On Tue, Oct 21, 2008 at 8:22 PM, Dave Miner <[EMAIL PROTECTED]> wrote:

> Martin Bochnig wrote:
>
>>
>>
>> On Tue, Oct 21, 2008 at 1:49 PM, Calum Benson <[EMAIL PROTECTED]<mailto:
>> [EMAIL PROTECTED]>> wrote:
>>
>>
>>    On 20 Oct 2008, at 23:40, Martin Bochnig wrote:
>>
>>     > On Tue, Oct 21, 2008 at 12:16 AM, Calum Benson
>>     > <[EMAIL PROTECTED] <mailto:[EMAIL PROTECTED]>> wrote:
>>     >
>>     >>
>>     >> On 19 Oct 2008, at 13:11, Duncan Paterson wrote:
>>     >>
>>     >>> What are the chances that this will one day rival apt for
>>    selection,
>>     >>> frequency of updates and speed.
>>     >>
>>     >> It will happen a lot quicker once we have repositories in place to
>>     >> which everyone can contribute packages.  I get the feeling
>>    that'll be
>>     >> a pretty high priority once 2008.11 is out the door, and with a bit
>>     >> of
>>     >> luck it'll be in full swing in time for the 2009.04 release.
>>
>>     > Not necessary, because by then users can do the same thing in a
>>     > better way
>>     > (more sophisticated, but complexity encapsulated from users) via the
>>     > then
>>     > available conary-based version of Indiana.
>>
>>    Which is fine, but just because you consider it unnecessary doesn't
>>    mean it isn't going to happen :)
>>
>>    Cheeri,
>>    Calum.
>>
>>    --
>>    CALUM BENSON, Usability Engineer       Sun Microsystems Ireland
>>    mailto:[EMAIL PROTECTED] <mailto:[EMAIL PROTECTED]>
>>   GNOME Desktop Team
>>    http://blogs.sun.com/calum             +353 1 819 977
>>
>>
>>
>>
>> Oh, ditto.
>>
>> But think twice: If Sun likes to pay tons of money for re-inventing the
>> wheel only to come into a position, where they can say "we made this, it is
>> our little kindergarden invention", rather than having licensed rPath's
>> conary in the first place (which is in busy development since 2004), then go
>> ahead and waste more TIME, more MANPOWER, more MONEY and more other
>> RESOURCES.
>> I doubt your primary interest is to HELP CUSTOMERS increase their
>> PRODUCTIVITY.
>>
>>
> Sigh.  Martin, this is becoming tedious.  I think all of us  involved with
> packaging acknowledge that Conary has a fine product, but it didn't meet the
> requirements that we had identified for Sun's businesses.  We wish you well
> in packaging up your distro.
>
> Dave
>



p.s.
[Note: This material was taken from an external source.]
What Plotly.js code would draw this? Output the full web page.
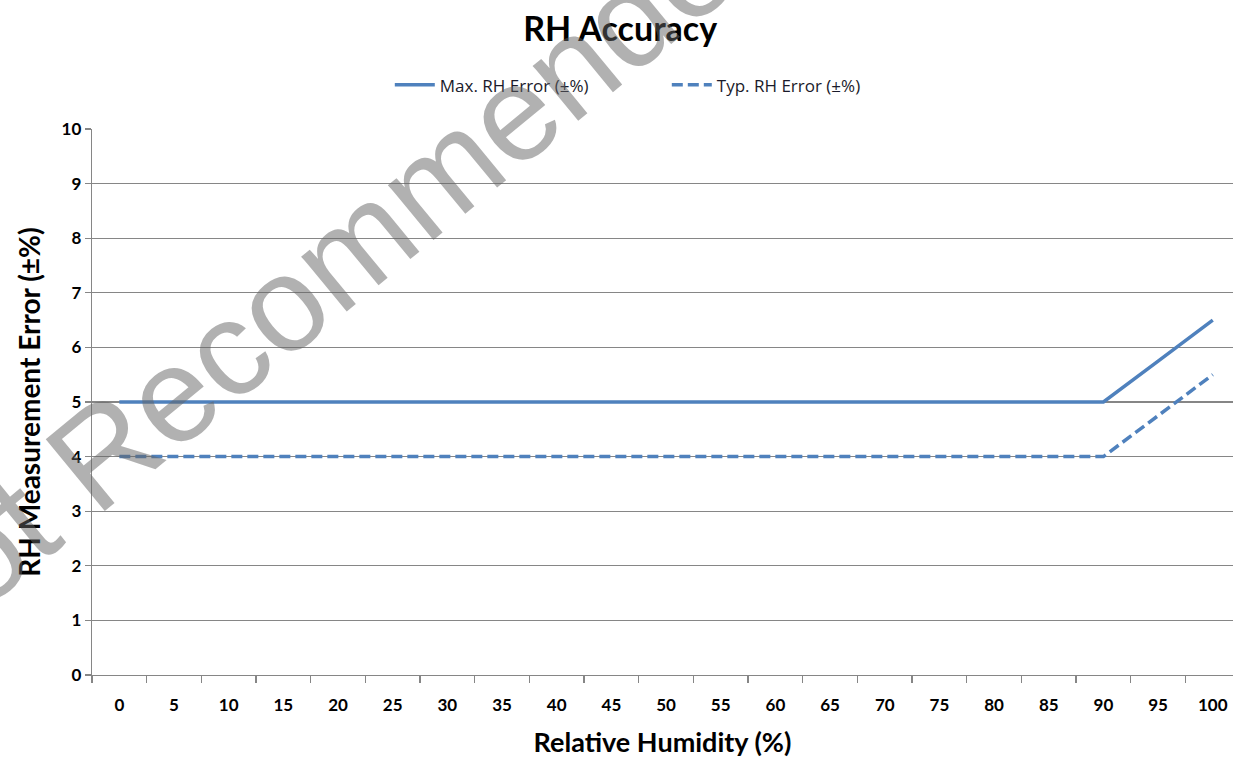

We are only aware of requirements which IPS doesn't *yet* meet: e.g
compiling packages from source, supporting the construction of virtual
appliances based on conary's dependencies logic, being based on SVN and
hence able to detect it in a few seconds, if one of a single byte's bits
changes somewhere on the disk in a file (ascii or binary) that is under
conary's control.

IPS is getting more and more similar to conary, both have C-backends, both
can use sqlite3 (or other db's) as database backends, both are in python2.4.
It is obvious that Sun tries to clone conary, without ever stealing a single
line of actual code.
But the concept and ideas are getting more similar.
When taking this into account it sounds a bit ridiculous, when "they" argue
conary doesn't meet their (your) requirements.